_Supplied information_:
*-*-*

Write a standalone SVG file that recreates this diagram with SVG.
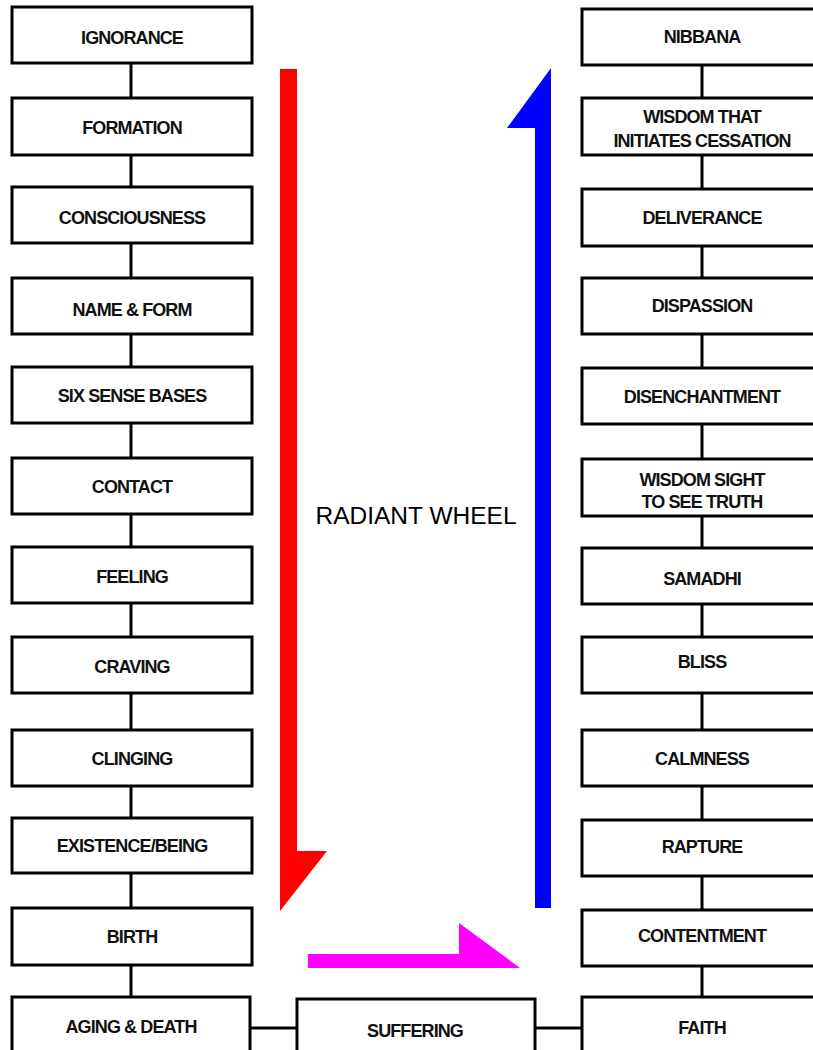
<svg xmlns="http://www.w3.org/2000/svg" width="813" height="1050" viewBox="0 0 813 1050">
<style>
.box{fill:#fff;stroke:#000;stroke-width:3}
.lbl{font-family:"Liberation Sans",Arial,sans-serif;font-weight:bold;font-size:18px;letter-spacing:-0.9px;text-anchor:middle;fill:#111}
.con{stroke:#000;stroke-width:3;fill:none}
.title{font-family:"Liberation Sans",Arial,sans-serif;font-size:24.5px;text-anchor:middle;fill:#000}
</style>
<rect width="813" height="1050" fill="#fff"/>
<g id="connectors">
<path class="con" d="M131 63V98M131 155V187M131 243V278M131 334V367M131 423V458M131 514V547M131 603V637M131 693V730M131 786V818M131 873V908M131 965V997"/>
<path class="con" d="M702 65V98M702 155V189M702 246V278M702 334V368M702 424V459M702 516V548M702 604V637M702 693V730M702 786V820M702 876V910M702 966V997"/>
<path class="con" d="M250 1028H297M535 1028H582"/>
</g>
<g id="arrows">
<polygon id="arrow-red" points="280,69 297,69 297,851 327,851 280,911" fill="#ff0000"/>
<polygon id="arrow-blue" points="551,68 551,908 535,908 535,128 507,128" fill="#0000ff"/>
<polygon id="arrow-magenta" points="308,954 459,954 459,923 520,968 308,968" fill="#ff00ff"/>
</g>
<text id="radiant-wheel" class="title" x="416" y="524">RADIANT WHEEL</text>
<g id="ignorance"><rect class="box" x="12" y="7" width="240" height="56"/><text class="lbl" x="132" y="44">IGNORANCE</text></g>
<g id="formation"><rect class="box" x="12" y="98" width="240" height="57"/><text class="lbl" x="132" y="134">FORMATION</text></g>
<g id="consciousness"><rect class="box" x="12" y="187" width="240" height="56"/><text class="lbl" x="132" y="224">CONSCIOUSNESS</text></g>
<g id="name-form"><rect class="box" x="12" y="278" width="240" height="56"/><text class="lbl" x="132" y="316">NAME &amp; FORM</text></g>
<g id="six-sense-bases"><rect class="box" x="12" y="367" width="240" height="56"/><text class="lbl" x="132" y="402">SIX SENSE BASES</text></g>
<g id="contact"><rect class="box" x="12" y="458" width="240" height="56"/><text class="lbl" x="132" y="493">CONTACT</text></g>
<g id="feeling"><rect class="box" x="12" y="547" width="240" height="56"/><text class="lbl" x="132" y="583">FEELING</text></g>
<g id="craving"><rect class="box" x="12" y="637" width="240" height="56"/><text class="lbl" x="132" y="673">CRAVING</text></g>
<g id="clinging"><rect class="box" x="12" y="730" width="240" height="56"/><text class="lbl" x="132" y="765">CLINGING</text></g>
<g id="existence-being"><rect class="box" x="12" y="818" width="240" height="55"/><text class="lbl" x="132" y="852">EXISTENCE/BEING</text></g>
<g id="birth"><rect class="box" x="12" y="908" width="240" height="57"/><text class="lbl" x="132" y="943">BIRTH</text></g>
<g id="aging-death"><rect class="box" x="12" y="997" width="238" height="70"/><text class="lbl" x="131" y="1033">AGING &amp; DEATH</text></g>
<g id="suffering"><rect class="box" x="297" y="999" width="238" height="70"/><text class="lbl" x="415" y="1037">SUFFERING</text></g>
<g id="nibbana"><rect class="box" x="582" y="9" width="240" height="56"/><text class="lbl" x="702" y="43">NIBBANA</text></g>
<g id="wisdom-cessation"><rect class="box" x="582" y="98" width="240" height="57"/><text class="lbl" x="702" y="123">WISDOM THAT</text><text class="lbl" x="702" y="147">INITIATES CESSATION</text></g>
<g id="deliverance"><rect class="box" x="582" y="189" width="240" height="57"/><text class="lbl" x="702" y="224">DELIVERANCE</text></g>
<g id="dispassion"><rect class="box" x="582" y="278" width="240" height="56"/><text class="lbl" x="702" y="312">DISPASSION</text></g>
<g id="disenchantment"><rect class="box" x="582" y="368" width="240" height="56"/><text class="lbl" x="702" y="403">DISENCHANTMENT</text></g>
<g id="wisdom-sight"><rect class="box" x="582" y="459" width="240" height="57"/><text class="lbl" x="702" y="486">WISDOM SIGHT</text><text class="lbl" x="702" y="508">TO SEE TRUTH</text></g>
<g id="samadhi"><rect class="box" x="582" y="548" width="240" height="56"/><text class="lbl" x="702" y="585">SAMADHI</text></g>
<g id="bliss"><rect class="box" x="582" y="637" width="240" height="56"/><text class="lbl" x="702" y="668">BLISS</text></g>
<g id="calmness"><rect class="box" x="582" y="730" width="240" height="56"/><text class="lbl" x="702" y="765">CALMNESS</text></g>
<g id="rapture"><rect class="box" x="582" y="820" width="240" height="56"/><text class="lbl" x="702" y="853">RAPTURE</text></g>
<g id="contentment"><rect class="box" x="582" y="910" width="240" height="56"/><text class="lbl" x="702" y="942">CONTENTMENT</text></g>
<g id="faith"><rect class="box" x="582" y="997" width="240" height="70"/><text class="lbl" x="702" y="1034">FAITH</text></g>
</svg>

*-*-*

Replicate the material above verbatim; images stay out of the copy.

_Worked answer_:
Write a standalone SVG file that recreates this diagram with SVG.
<svg xmlns="http://www.w3.org/2000/svg" width="813" height="1050" viewBox="0 0 813 1050">
<style>
.box{fill:#fff;stroke:#000;stroke-width:3}
.lbl{font-family:"Liberation Sans",Arial,sans-serif;font-weight:bold;font-size:18px;letter-spacing:-0.9px;text-anchor:middle;fill:#111}
.con{stroke:#000;stroke-width:3;fill:none}
.title{font-family:"Liberation Sans",Arial,sans-serif;font-size:24.5px;text-anchor:middle;fill:#000}
</style>
<rect width="813" height="1050" fill="#fff"/>
<g id="connectors">
<path class="con" d="M131 63V98M131 155V187M131 243V278M131 334V367M131 423V458M131 514V547M131 603V637M131 693V730M131 786V818M131 873V908M131 965V997"/>
<path class="con" d="M702 65V98M702 155V189M702 246V278M702 334V368M702 424V459M702 516V548M702 604V637M702 693V730M702 786V820M702 876V910M702 966V997"/>
<path class="con" d="M250 1028H297M535 1028H582"/>
</g>
<g id="arrows">
<polygon id="arrow-red" points="280,69 297,69 297,851 327,851 280,911" fill="#ff0000"/>
<polygon id="arrow-blue" points="551,68 551,908 535,908 535,128 507,128" fill="#0000ff"/>
<polygon id="arrow-magenta" points="308,954 459,954 459,923 520,968 308,968" fill="#ff00ff"/>
</g>
<text id="radiant-wheel" class="title" x="416" y="524">RADIANT WHEEL</text>
<g id="ignorance"><rect class="box" x="12" y="7" width="240" height="56"/><text class="lbl" x="132" y="44">IGNORANCE</text></g>
<g id="formation"><rect class="box" x="12" y="98" width="240" height="57"/><text class="lbl" x="132" y="134">FORMATION</text></g>
<g id="consciousness"><rect class="box" x="12" y="187" width="240" height="56"/><text class="lbl" x="132" y="224">CONSCIOUSNESS</text></g>
<g id="name-form"><rect class="box" x="12" y="278" width="240" height="56"/><text class="lbl" x="132" y="316">NAME &amp; FORM</text></g>
<g id="six-sense-bases"><rect class="box" x="12" y="367" width="240" height="56"/><text class="lbl" x="132" y="402">SIX SENSE BASES</text></g>
<g id="contact"><rect class="box" x="12" y="458" width="240" height="56"/><text class="lbl" x="132" y="493">CONTACT</text></g>
<g id="feeling"><rect class="box" x="12" y="547" width="240" height="56"/><text class="lbl" x="132" y="583">FEELING</text></g>
<g id="craving"><rect class="box" x="12" y="637" width="240" height="56"/><text class="lbl" x="132" y="673">CRAVING</text></g>
<g id="clinging"><rect class="box" x="12" y="730" width="240" height="56"/><text class="lbl" x="132" y="765">CLINGING</text></g>
<g id="existence-being"><rect class="box" x="12" y="818" width="240" height="55"/><text class="lbl" x="132" y="852">EXISTENCE/BEING</text></g>
<g id="birth"><rect class="box" x="12" y="908" width="240" height="57"/><text class="lbl" x="132" y="943">BIRTH</text></g>
<g id="aging-death"><rect class="box" x="12" y="997" width="238" height="70"/><text class="lbl" x="131" y="1033">AGING &amp; DEATH</text></g>
<g id="suffering"><rect class="box" x="297" y="999" width="238" height="70"/><text class="lbl" x="415" y="1037">SUFFERING</text></g>
<g id="nibbana"><rect class="box" x="582" y="9" width="240" height="56"/><text class="lbl" x="702" y="43">NIBBANA</text></g>
<g id="wisdom-cessation"><rect class="box" x="582" y="98" width="240" height="57"/><text class="lbl" x="702" y="123">WISDOM THAT</text><text class="lbl" x="702" y="147">INITIATES CESSATION</text></g>
<g id="deliverance"><rect class="box" x="582" y="189" width="240" height="57"/><text class="lbl" x="702" y="224">DELIVERANCE</text></g>
<g id="dispassion"><rect class="box" x="582" y="278" width="240" height="56"/><text class="lbl" x="702" y="312">DISPASSION</text></g>
<g id="disenchantment"><rect class="box" x="582" y="368" width="240" height="56"/><text class="lbl" x="702" y="403">DISENCHANTMENT</text></g>
<g id="wisdom-sight"><rect class="box" x="582" y="459" width="240" height="57"/><text class="lbl" x="702" y="486">WISDOM SIGHT</text><text class="lbl" x="702" y="508">TO SEE TRUTH</text></g>
<g id="samadhi"><rect class="box" x="582" y="548" width="240" height="56"/><text class="lbl" x="702" y="585">SAMADHI</text></g>
<g id="bliss"><rect class="box" x="582" y="637" width="240" height="56"/><text class="lbl" x="702" y="668">BLISS</text></g>
<g id="calmness"><rect class="box" x="582" y="730" width="240" height="56"/><text class="lbl" x="702" y="765">CALMNESS</text></g>
<g id="rapture"><rect class="box" x="582" y="820" width="240" height="56"/><text class="lbl" x="702" y="853">RAPTURE</text></g>
<g id="contentment"><rect class="box" x="582" y="910" width="240" height="56"/><text class="lbl" x="702" y="942">CONTENTMENT</text></g>
<g id="faith"><rect class="box" x="582" y="997" width="240" height="70"/><text class="lbl" x="702" y="1034">FAITH</text></g>
</svg>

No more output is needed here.